I never got there before now.
So I took a deep breath while visiting Budapest and persuaded some friends (one of whom I knew to be an extraordinarily good driver) to rent a small SUV and join me on a visit to the Amalfi Coast.
We flew to Naples and drove to Sorrento. During the trip I discovered a number of things: a) the Amalfi Coast is the place where all the world’s scooters and motorbikes go to die, and b) to tour the area one has to be physically very fit and extraordinarily patient.
Since there is almost no place to park one’s vehicle near to one’s target one has to walk, and walk and walk to reach it, then queue for hours to gain access to what one wants to see or taste or even photograph. Apparently, the world’s entire population has gone mad with the desire, after having been cooped up by COVID, to travel — from everywhere to everywhere.
I was lucky. Thanks to our driver’s skill, we managed to drive through Sorrento and Positano, followed by Amalfi and even Ravello, each city more beautiful than the next.
How she managed to get us back to Sorrento without a scratch on our car on narrow, wildly winding roads jammed with giant buses full of gawking tourists, and scooters and motorcycles zigzagging through the traffic at break-neck speed is, in my opinion, a miracle.
We stood in line for half an hour to buy tickets for the Capri ferry, then queued another thirty minutes to get on board.
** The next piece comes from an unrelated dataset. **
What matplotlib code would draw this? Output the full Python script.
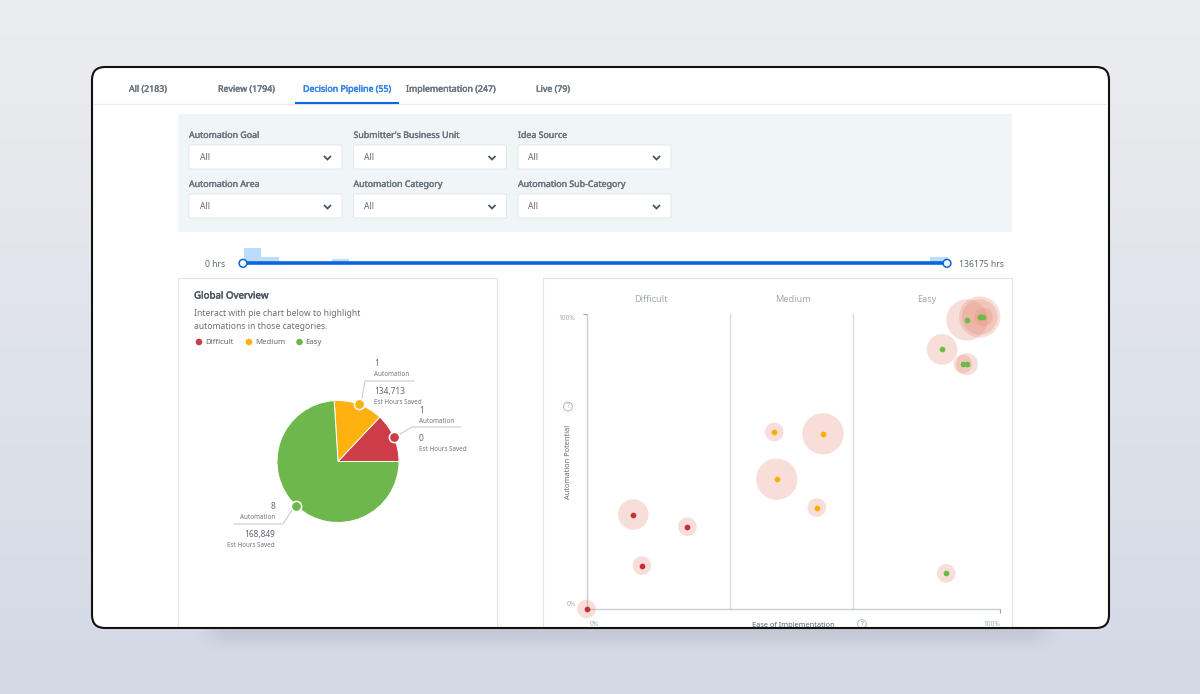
import numpy as np
import matplotlib
matplotlib.use("Agg")
import matplotlib.pyplot as plt
import matplotlib.patheffects as pe
from matplotlib.patches import FancyBboxPatch, Rectangle, Circle

plt.rcParams['font.family'] = ['Noto Sans', 'DejaVu Sans']

# ---------- data ----------
tab_labels = ["All (2183)", "Review (1794)", "Decision Pipeline (55)", "Implementation (247)", "Live (79)"]
filter_labels = [["Automation Goal", "Submitter's Business Unit", "Idea Source"],
                 ["Automation Area", "Automation Category", "Automation Sub-Category"]]
hist_bins = [0, 1, 5, 39]
hist_counts = [14, 5, 3, 5]
slider_min = "0 hrs"
slider_max = "136175 hrs"

pie_categories = ["Difficult", "Medium", "Easy"]
pie_shares = [13, 13, 74]
pie_automations = ["1", "1", "8"]
pie_hours = ["0", "134,713", "168,849"]

difficult_x = [11.3, 24.4, 13.4, 0.0]
difficult_y = [32.0, 27.9, 14.7, 0.0]
difficult_w = [2.7, 1.0, 1.0, 1.0]
medium_x = [45.4, 57.2, 46.0, 55.7]
medium_y = [60.0, 59.4, 44.0, 34.4]
medium_w = [1.0, 4.9, 4.9, 1.0]
easy_x = [92.0, 95.1, 95.1, 96.0, 86.0, 91.0, 92.0, 87.0]
easy_y = [98.0, 99.0, 99.0, 99.0, 88.0, 83.0, 83.0, 12.1]
easy_w = [4.9, 4.9, 3.6, 1.0, 2.7, 1.0, 1.4, 1.0]
band_edges = [34.8, 64.5]
band_labels = ["Difficult", "Medium", "Easy"]

# ---------- colours ----------
RED, ORANGE, GREEN = "#cc3d48", "#ffb10f", "#6eb74d"
DOT = {"Difficult": "#c5303a", "Medium": "#ffab00", "Easy": "#6cbb45"}
BLUE = "#0a66dc"
TXT = "#5b6670"
W, H = 1200, 694

fig = plt.figure(figsize=(W / 100, H / 100), dpi=100)

def px_axes(z):
    a = fig.add_axes([0, 0, 1, 1], zorder=z)
    a.set_xlim(0, W); a.set_ylim(H, 0); a.axis("off")
    return a

def sub_axes(x0, y0, x1, y1, z=2):
    return fig.add_axes([x0 / W, 1 - y1 / H, (x1 - x0) / W, (y1 - y0) / H], zorder=z)

# background with gradient and soft shadow
bg = px_axes(0)
yy, xx = np.mgrid[0:H, 0:W]
t = yy / (H - 1)
top, bot = np.array([236, 237, 239.]), np.array([211, 217, 229.])
img = top[None, None, :] * (1 - t[..., None]) + bot[None, None, :] * t[..., None]
sx = np.clip((xx - 190) / 40, 0, 1) * np.clip((1065 - xx) / 40, 0, 1)
sy = np.clip((655 - yy) / 28, 0, 1) * np.clip((yy - 500) / 28, 0, 1)
sh = (sx * sx * (3 - 2 * sx) * sy * sy * (3 - 2 * sy))[..., None] * 0.2
img = img * (1 - sh) + np.array([120, 125, 135.]) * sh
bg.imshow(img.astype(np.uint8), extent=(0, W, H, 0), aspect="auto", zorder=0)
bg.set_xlim(0, W); bg.set_ylim(H, 0)

def frame(a, **kw):
    return a.add_patch(FancyBboxPatch((92, 67), 1017, 561, boxstyle="round,pad=0,rounding_size=13", **kw))

# white screen + UI
ui = px_axes(1)
clip_patch = frame(ui, fc="white", ec="none", zorder=0)

def T(a, x, y, s, size=6.5, color=TXT, ha="left", heavy=0.0, rot=0):
    o = a.text(x, y, s, fontsize=size, color=color, ha=ha, va="center",
               rotation=rot, rotation_mode="anchor" if rot == 0 else "default", clip_on=True)
    o.set_clip_path(clip_patch)
    if heavy:
        o.set_path_effects([pe.withStroke(linewidth=heavy, foreground=color)])
    return o

# tabs
tab_x = [129, 218, 303, 406, 536]
for i, (x, s) in enumerate(zip(tab_x, tab_labels)):
    T(ui, x, 89.2, s, 6.35, "#2f7fe6" if i == 2 else "#6b757e", heavy=0.3)
ui.plot([93, 1105], [104, 104], color="#e8eaed", lw=0.9, zorder=1)
ui.plot([295, 399], [103, 103], color=BLUE, lw=1.5, zorder=2, solid_capstyle="butt")

# filter panel
ui.add_patch(Rectangle((178, 114), 834, 118, fc="#f0f5f7", ec="none"))
col_x = [189, 353.5, 518]
row_y = [145, 194]
for r, y in enumerate(row_y):
    for c, x in enumerate(col_x):
        T(ui, x, y - 9.6, filter_labels[r][c], 6.35, "#6b757e", heavy=0.3)
        ui.add_patch(FancyBboxPatch((x, y), 153, 24, boxstyle="round,pad=0,rounding_size=1.5",
                                    fc="white", ec="#e3e8ec", lw=0.7))
        T(ui, x + 10.5, y + 12, "All", 6.2, "#6b6472")
        cx = x + 138.5
        ui.plot([cx - 3.5, cx, cx + 3.5], [y + 11, y + 14.5, y + 11], color="#4a5560", lw=1.3,
                solid_capstyle="butt", solid_joinstyle="miter")

# slider
hist = sub_axes(243.5, 248, 947.5, 262)
hist.bar(hist_bins, hist_counts, width=1, align="edge", color="#bcdcff")
hist.set_xlim(0, 40); hist.set_ylim(0, max(hist_counts)); hist.axis("off")
T(ui, 205, 264, slider_min, 6.2, "#5f6972")
T(ui, 959, 264, slider_max, 6.2, "#5f6972")
sl = px_axes(3)
sl.plot([243, 947], [263.3, 263.3], color=BLUE, lw=2.6, solid_capstyle="butt")
for x in (243, 947):
    sl.add_patch(Circle((x, 263.3), 3.9, fc="white", ec=BLUE, lw=1.1, zorder=3))

# cards
for x0, x1 in ((178, 497), (543, 1011.5)):
    ui.add_patch(Rectangle((x0, 278), x1 - x0, 400, fc="white", ec="#e1e4ea", lw=0.8,
                           clip_path=clip_patch))

# left card text
T(ui, 194, 296, "Global Overview", 7.0, "#4c555d", heavy=0.3)
T(ui, 194, 313, "Interact with pie chart below to highlight", 6.2, "#687078")
T(ui, 194, 326, "automations in those categories.", 6.2, "#687078")
pie_colors = [RED, ORANGE, GREEN]
for x, s, c in zip((199, 249, 299.5), pie_categories, pie_colors):
    ui.add_patch(Circle((x, 342), 3.3, fc=c, ec="none"))
    T(ui, x + 6, 342, s, 5.6, "#5f6972")

# pie
pa = sub_axes(277, 400.5, 399, 522.5)
wedges, _ = pa.pie(pie_shares, colors=pie_colors, startangle=0, counterclock=True, radius=1,
                   wedgeprops=dict(edgecolor="white", linewidth=0.7))
pa.set_xlim(-1, 1); pa.set_ylim(-1, 1)
for w, c in zip(wedges, pie_colors):
    ang = np.deg2rad((w.theta1 + w.theta2) / 2)
    pa.plot(np.cos(ang), np.sin(ang), "o", ms=7.4, mfc=c, mec="white", mew=1.1, clip_on=False, zorder=5)

pie_notes = [
    dict(x=419, y0=410, ha="left", line=[(400, 434), (412, 427), (461, 427)]),
    dict(x=374, y0=363, ha="left", line=[(362, 398), (365, 381), (414, 381)]),
    dict(x=275, y0=506, ha="right", line=[(292, 510), (283, 524), (234, 524)]),
]
for n, cnt, hrs in zip(pie_notes, pie_automations, pie_hours):
    xs, ys = zip(*n["line"])
    ui.plot(xs, ys, color="#c9ccd2", lw=0.8)
    T(ui, n["x"], n["y0"], cnt, 6, "#5f6972", ha=n["ha"])
    T(ui, n["x"], n["y0"] + 11.5, "Automation", 4.5, "#707880", ha=n["ha"])
    T(ui, n["x"], n["y0"] + 28, hrs, 6, "#5f6972", ha=n["ha"])
    T(ui, n["x"], n["y0"] + 39.5, "Est Hours Saved", 4.5, "#707880", ha=n["ha"])

# bubble chart
sc = sub_axes(586.5, 314, 1000, 609)
sc.set_xlim(0, 100); sc.set_ylim(0, 100)
sc.patch.set_alpha(0)
for s in ("top", "right"):
    sc.spines[s].set_visible(False)
for s in ("left", "bottom"):
    sc.spines[s].set_color("#c8cdd6"); sc.spines[s].set_linewidth(1)
sc.set_xticks([100]); sc.set_yticks([100])
sc.set_xticklabels([]); sc.set_yticklabels([])
sc.tick_params(length=3.2, width=0.8, color="#9aa2ac")
for e in band_edges:
    sc.axvline(e, color="#d5d8de", lw=0.9, zorder=1)
AREA = 180
for name, xs, ys, ws in (("Difficult", difficult_x, difficult_y, difficult_w),
                         ("Medium", medium_x, medium_y, medium_w),
                         ("Easy", easy_x, easy_y, easy_w)):
    sc.scatter(xs, ys, s=np.array(ws) * AREA, color="#e58a75", alpha=0.28, linewidths=0,
               clip_on=False, zorder=3)
    sc.scatter(xs, ys, s=17, color=DOT[name], linewidths=0, clip_on=False, zorder=4)

for x, s in zip((650.7, 793.5, 927), band_labels):
    T(ui, x, 299, s, 6.6, "#a0abb2", ha="center")
T(ui, 575.5, 318, "100%", 4.7, "#a3adb3", ha="right")
T(ui, 575.5, 604, "0%", 4.7, "#a3adb3", ha="right")
T(ui, 594.5, 624, "0%", 4.7, "#a3adb3", ha="center")
T(ui, 992, 624, "100%", 4.7, "#a3adb3", ha="center")
T(ui, 793.5, 625.3, "Ease of Implementation", 5.35, "#5f6972", ha="center")
T(ui, 569, 461.5, "Automation Potential", 5.35, "#5f6972", ha="center", rot=90)
for x, y in ((568, 406.5), (862, 624)):
    c = ui.add_patch(Circle((x, y), 4.4, fc="white", ec="#b5bcc2", lw=0.7))
    c.set_clip_path(clip_patch)
    T(ui, x, y, "?", 4.6, "#9aa5ac", ha="center")

# frame border on top
topx = px_axes(6)
frame(topx, fc="none", ec="#111111", lw=1.5)

fig.savefig("out.png", dpi=100)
In Capri we had to line up again for tickets (only available for sale locally) for a tour of the island by boat.
During the trip (which was supposed to include a visit to the famous Blue Grotto) we discovered that the waiting time for getting into the grotto was an hour and a half. I befriended a young man who was selling bottles of water on board. He turned out to be the son of the president of the company that owned twelve boats, each capable of accommodating 400 people that plied the waters around the island with tourists.
He said “We have two more boats on order because we cannot keep up with the demand with only a dozen.” He added, as he gave me a small bottle of water for free. “This will not end well. Capri will be suffocated by tourism.”